When the court’s commissioners visited the site in recent weeks, local police raised their concerns about the application and the impact of making more low-cost alcohol available in a troubled area.
Cr Green said he had spoken to Mr Scipione about the application, and the link between bottle shops, domestic violence and antisocial behaviour.
“The situation down here would have been very much at the back of Mr Scipione’s mind when he was talking about these sorts of things this week,” Cr Green said.
In raising his concerns Mr Scipione has reiterated many of the issues raised by council in rejecting the Dan Murphy’s application.
He linked the lack of regulation on bottle shop purchases and the easy availability of takeaway alcohol with continued high rates of domestic violence.

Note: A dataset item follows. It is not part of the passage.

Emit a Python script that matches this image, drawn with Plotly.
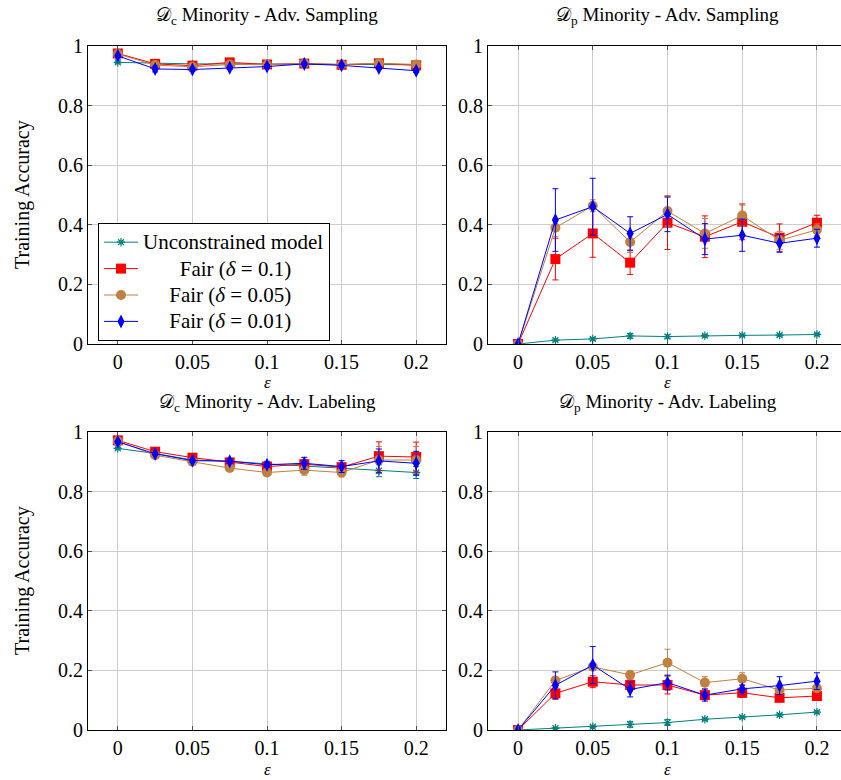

Mr Scipione said the numbers of alcohol-related assaults of a non-domestic nature had been falling significantly for the past few years.
“The bit that is not falling as much is the domestic violence, where alcohol is a factor. That’s the frightening bit,” he said.
“Of course, that’s predominantly being fed through takeaway bottle shops. I think it’s worth looking at the impact and, necessarily, the sort of policy we might need to develop to inform government in this area.”
Mr Scipione said the visible effects of excessive drinking on weekends and at big events were the tip of the issue, but domestic violence was emerging as the “iceberg” of alcohol policy.
“That’s what worries me – when there are incentives given to people to come in and fill up the car [with alcohol but] if you wanted to buy it over the bar you would have severe restrictions,” he said.
“In this situation you can go and fill the car up and as quickly as you can throw it down your throat you can come back the next day and fill it up again.
“There is no responsibility in this and by its nature there’s not, because it’s something that’s done in private. But what we do know is that it’s causing enormous damage, particularly to women and children.”
Mr Scipione has set up a new alcohol policy working group comprising senior police and bureaucrats to look into the issue and present options to the state government.
The group will also examine the concentration of outlets, which it believes is a critical issue for alcohol policy.
Cr Green said he was particularly concerned about efforts to concentrate alcohol outlets in places with existing social problems.
Social demographers had shown that low-cost alcohol in low socio-economic areas led to problems, he said.
A decision on the appeal has yet to be handed down.